▸ The records:
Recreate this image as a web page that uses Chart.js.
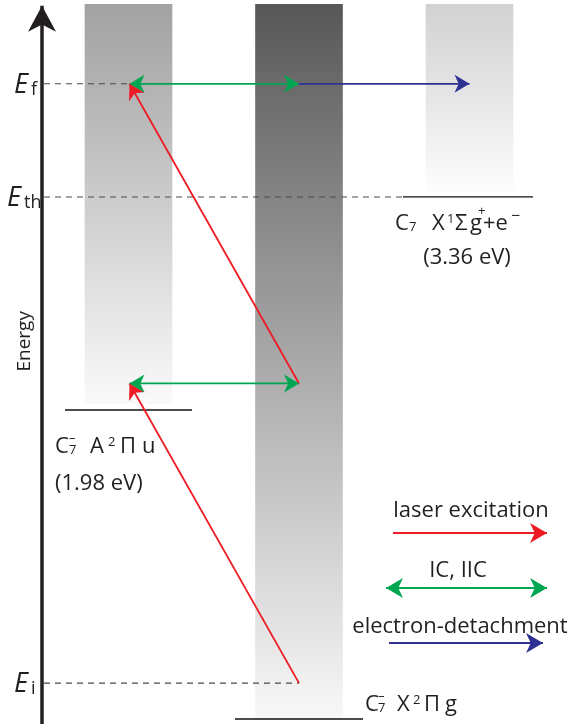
<!DOCTYPE html>
<html lang="en">
<head>
<meta charset="UTF-8">
<title>C7- energy level diagram</title>
<script src="https://cdn.jsdelivr.net/npm/chart.js@4.4.0/dist/chart.umd.min.js"></script>
<style>
  html, body { margin: 0; padding: 0; background: #fff; }
</style>
</head>
<body>
<canvas id="myChart" width="570" height="724"></canvas>
<script>
// energies in eV (levels drawn roughly to scale)
const stateNames = ['X2Pg', 'A2Pu', 'neutral'];
const stateEnergies = [0, 1.98, 3.345];
const stateEvLabels = ['', '(1.98 eV)', '(3.36 eV)'];

// shaded columns: top / bottom energy of each
const columnTop = [4.58, 4.58, 4.58];
const columnBottom = [2.02, -0.005, 3.38];

// marked energies on the axis
const markNames = ['i', 'th', 'f'];
const markEnergies = [0.23, 3.345, 4.07];

// transitions (energies in eV)
const laserFrom = [0.23, 2.15];
const laserTo = [2.15, 4.07];
const icEnergies = [2.15, 4.07];
const detachEnergies = [4.07];

const legendLabels = ['laser excitation', 'IC, IIC', 'electron-detachment'];

// layout (x in canvas-like units)
const colX = { A: 128.5, X: 299, N: 469.5 };
const axisX = 42;
const RED = '#ed1c24', GREEN = '#00a651', BLUE = '#2e3192';
const FONT = '"Open Sans", "Noto Sans", sans-serif';

const colStops = [
  [[0, '#a2a2a2'], [0.2, '#b2b2b2'], [0.5, '#cdcdcd'], [0.8, '#e8e8e8'], [1, '#fafafa']],
  [[0, '#575757'], [0.12, '#6c6c6c'], [0.42, '#9c9c9c'], [0.7, '#c9c9c9'], [1, '#f8f8f8']],
  [[0, '#d2d2d2'], [0.5, '#e6e6e6'], [1, '#fdfdfd']]
];
const colOrder = ['A', 'X', 'N'];

function columnGradient(c) {
  const chart = c.chart;
  const i = c.dataIndex;
  if (!chart.chartArea || i === undefined) return '#ccc';
  const y = chart.scales.y;
  const g = chart.ctx.createLinearGradient(0, y.getPixelForValue(columnTop[i]), 0, y.getPixelForValue(columnBottom[i]));
  colStops[i].forEach(s => g.addColorStop(s[0], s[1]));
  return g;
}

function seg(x1, e1, x2, e2, color, width, extra) {
  return Object.assign({
    type: 'line',
    data: [{ x: x1, y: e1 }, { x: x2, y: e2 }],
    borderColor: color,
    borderWidth: width,
    pointRadius: 0,
    fill: false,
    tension: 0,
    order: 1
  }, extra || {});
}

const datasets = [];
datasets.push({
  type: 'bar',
  data: colOrder.map((k, i) => ({ x: colX[k], y: [columnBottom[i], columnTop[i]] })),
  backgroundColor: columnGradient,
  borderWidth: 0,
  barThickness: 87,
  order: 10
});

// dashed marker lines from the axis
const dashEnds = [colX.X, 403, colX.A];
markEnergies.forEach((e, i) => {
  datasets.push(seg(axisX + 2, e, dashEnds[i], e, '#4a4a4a', 1.1, { borderDash: [6, 5], order: 5 }));
});

// level lines
const levelSpan = [[235, 363], [65, 192], [403, 533]];
stateEnergies.forEach((e, i) => {
  datasets.push(seg(levelSpan[i][0], e, levelSpan[i][1], e, '#111', 1.3, { order: 5 }));
});

// energy axis
datasets.push(seg(axisX, -0.04, axisX, 4.57, '#231f20', 3.5, { arrow: 'end', head: [26, 14], order: 2 }));

// transitions
laserFrom.forEach((e, i) => {
  datasets.push(seg(colX.X, e, colX.A + 1, laserTo[i], RED, 1.8, { arrow: 'end' }));
});
icEnergies.forEach(e => {
  datasets.push(seg(colX.A + 1, e, colX.X, e, GREEN, 1.8, { arrow: 'both' }));
});
detachEnergies.forEach(e => {
  datasets.push(seg(colX.X, e, colX.N, e, BLUE, 1.8, { arrow: 'end' }));
});

function drawHead(ctx, tx, ty, fx, fy, len, hw, color) {
  const a = Math.atan2(ty - fy, tx - fx);
  ctx.save();
  ctx.translate(tx, ty);
  ctx.rotate(a);
  ctx.fillStyle = color;
  ctx.beginPath();
  ctx.moveTo(0, 0);
  ctx.lineTo(-len, -hw);
  ctx.lineTo(-len * 0.72, 0);
  ctx.lineTo(-len, hw);
  ctx.closePath();
  ctx.fill();
  ctx.restore();
}

function arrowLine(ctx, x1, y1, x2, y2, color, both) {
  ctx.save();
  ctx.strokeStyle = color;
  ctx.lineWidth = 1.8;
  ctx.beginPath();
  ctx.moveTo(x1, y1);
  ctx.lineTo(x2, y2);
  ctx.stroke();
  ctx.restore();
  drawHead(ctx, x2, y2, x1, y1, 17, 10, color);
  if (both) drawHead(ctx, x1, y1, x2, y2, 17, 10, color);
}

// text pieces placed from a start point; piece: [text, size, dx, dy, italic]
function pieces(ctx, x, y, parts) {
  parts.forEach(p => {
    ctx.font = (p[4] ? 'italic ' : '') + p[1] + 'px ' + FONT;
    ctx.fillText(p[0], x + p[2], y + (p[3] || 0));
  });
}

const arrowPlugin = {
  id: 'arrows',
  afterDatasetsDraw(chart) {
    const ctx = chart.ctx;
    chart.data.datasets.forEach((ds, i) => {
      if (!ds.arrow) return;
      const pts = chart.getDatasetMeta(i).data;
      const a = pts[0], b = pts[1];
      const h = ds.head || [15, 9];
      drawHead(ctx, b.x, b.y, a.x, a.y, h[0], h[1], ds.borderColor);
      if (ds.arrow === 'both') drawHead(ctx, a.x, a.y, b.x, b.y, h[0], h[1], ds.borderColor);
    });
  },
  afterDraw(chart) {
    const ctx = chart.ctx;
    const xs = chart.scales.x, ys = chart.scales.y;
    const px = v => xs.getPixelForValue(v);
    const py = v => ys.getPixelForValue(v);
    ctx.save();
    ctx.fillStyle = '#231f20';
    ctx.textBaseline = 'alphabetic';

    // axis title
    ctx.save();
    ctx.translate(px(30), py(2.42));
    ctx.rotate(-Math.PI / 2);
    ctx.textAlign = 'center';
    ctx.font = '19px ' + FONT;
    ctx.fillText('Energy', 0, 0);
    ctx.restore();

    // E marks
    const markX = [14, 7, 14];
    markEnergies.forEach((e, i) => {
      pieces(ctx, px(markX[i]), py(e) + 9, [['E', 27, 0, 0, true], [markNames[i], 18, 17, 2]]);
    });

    const minus = '\u2013';
    // ground state
    pieces(ctx, px(365), py(stateEnergies[0]) - 8, [
      ['C', 22, 0], [minus, 13, 13, -11], ['7', 13, 13, 1], ['X', 22, 32], ['2', 13, 48, -7], ['\u03a0', 22, 59], ['g', 22, 80]
    ]);
    // excited anion
    pieces(ctx, px(55), py(stateEnergies[1]) + 43, [
      ['C', 22, 0], [minus, 13, 14, -11], ['7', 13, 14, 1], ['A', 22, 35], ['2', 13, 53, -7], ['\u03a0', 22, 65], ['u', 22, 87]
    ]);
    pieces(ctx, px(55), py(stateEnergies[1]) + 80, [[stateEvLabels[1], 22, 0]]);
    // neutral + electron
    pieces(ctx, px(395), py(stateEnergies[2]) + 33, [
      ['C', 22, 0], ['7', 13, 14, 1], ['X', 22, 37], ['1', 13, 52, -7], ['\u03a3', 22, 60], ['g', 22, 75],
      ['+', 13, 83, -15], ['+e', 22, 88], ['\u2212', 16, 116, -9]
    ]);
    ctx.textAlign = 'center';
    ctx.font = '22px ' + FONT;
    ctx.fillText(stateEvLabels[2], px(467), py(stateEnergies[2]) + 67);

    // legend
    ctx.fillText(legendLabels[0], 471, 517);
    ctx.fillText(legendLabels[1], 458, 577);
    ctx.fillText(legendLabels[2], 460, 633);
    ctx.restore();
    arrowLine(ctx, 393, 533, 547, 533, RED, false);
    arrowLine(ctx, 386, 588, 547, 588, GREEN, true);
    arrowLine(ctx, 389, 643, 543, 643, BLUE, false);
  }
};

const ctx = document.getElementById('myChart').getContext('2d');
new Chart(ctx, {
  type: 'line',
  data: { datasets: datasets },
  options: {
    responsive: false,
    animation: false,
    layout: { padding: 0 },
    plugins: { legend: { display: false }, tooltip: { enabled: false } },
    scales: {
      x: { type: 'linear', min: 0, max: 570, offset: false, display: false },
      y: { type: 'linear', min: -0.032, max: 4.607, display: false }
    }
  },
  plugins: [arrowPlugin]
});
</script>
</body>
</html>
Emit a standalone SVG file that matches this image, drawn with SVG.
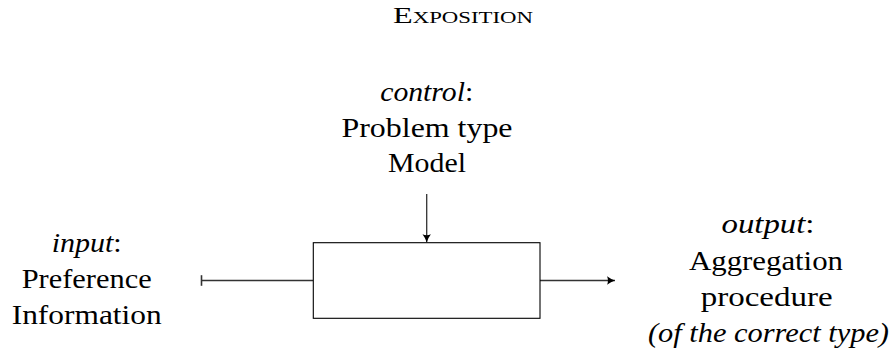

▸ Written request: Return the material line for line, from its beginning to the line that contains "const colOrder = ['A', 'X', 'N'];", with the pictures left out.

▸ Completed task:
Recreate this image as a web page that uses Chart.js.
<!DOCTYPE html>
<html lang="en">
<head>
<meta charset="UTF-8">
<title>C7- energy level diagram</title>
<script src="https://cdn.jsdelivr.net/npm/chart.js@4.4.0/dist/chart.umd.min.js"></script>
<style>
  html, body { margin: 0; padding: 0; background: #fff; }
</style>
</head>
<body>
<canvas id="myChart" width="570" height="724"></canvas>
<script>
// energies in eV (levels drawn roughly to scale)
const stateNames = ['X2Pg', 'A2Pu', 'neutral'];
const stateEnergies = [0, 1.98, 3.345];
const stateEvLabels = ['', '(1.98 eV)', '(3.36 eV)'];

// shaded columns: top / bottom energy of each
const columnTop = [4.58, 4.58, 4.58];
const columnBottom = [2.02, -0.005, 3.38];

// marked energies on the axis
const markNames = ['i', 'th', 'f'];
const markEnergies = [0.23, 3.345, 4.07];

// transitions (energies in eV)
const laserFrom = [0.23, 2.15];
const laserTo = [2.15, 4.07];
const icEnergies = [2.15, 4.07];
const detachEnergies = [4.07];

const legendLabels = ['laser excitation', 'IC, IIC', 'electron-detachment'];

// layout (x in canvas-like units)
const colX = { A: 128.5, X: 299, N: 469.5 };
const axisX = 42;
const RED = '#ed1c24', GREEN = '#00a651', BLUE = '#2e3192';
const FONT = '"Open Sans", "Noto Sans", sans-serif';

const colStops = [
  [[0, '#a2a2a2'], [0.2, '#b2b2b2'], [0.5, '#cdcdcd'], [0.8, '#e8e8e8'], [1, '#fafafa']],
  [[0, '#575757'], [0.12, '#6c6c6c'], [0.42, '#9c9c9c'], [0.7, '#c9c9c9'], [1, '#f8f8f8']],
  [[0, '#d2d2d2'], [0.5, '#e6e6e6'], [1, '#fdfdfd']]
];
const colOrder = ['A', 'X', 'N'];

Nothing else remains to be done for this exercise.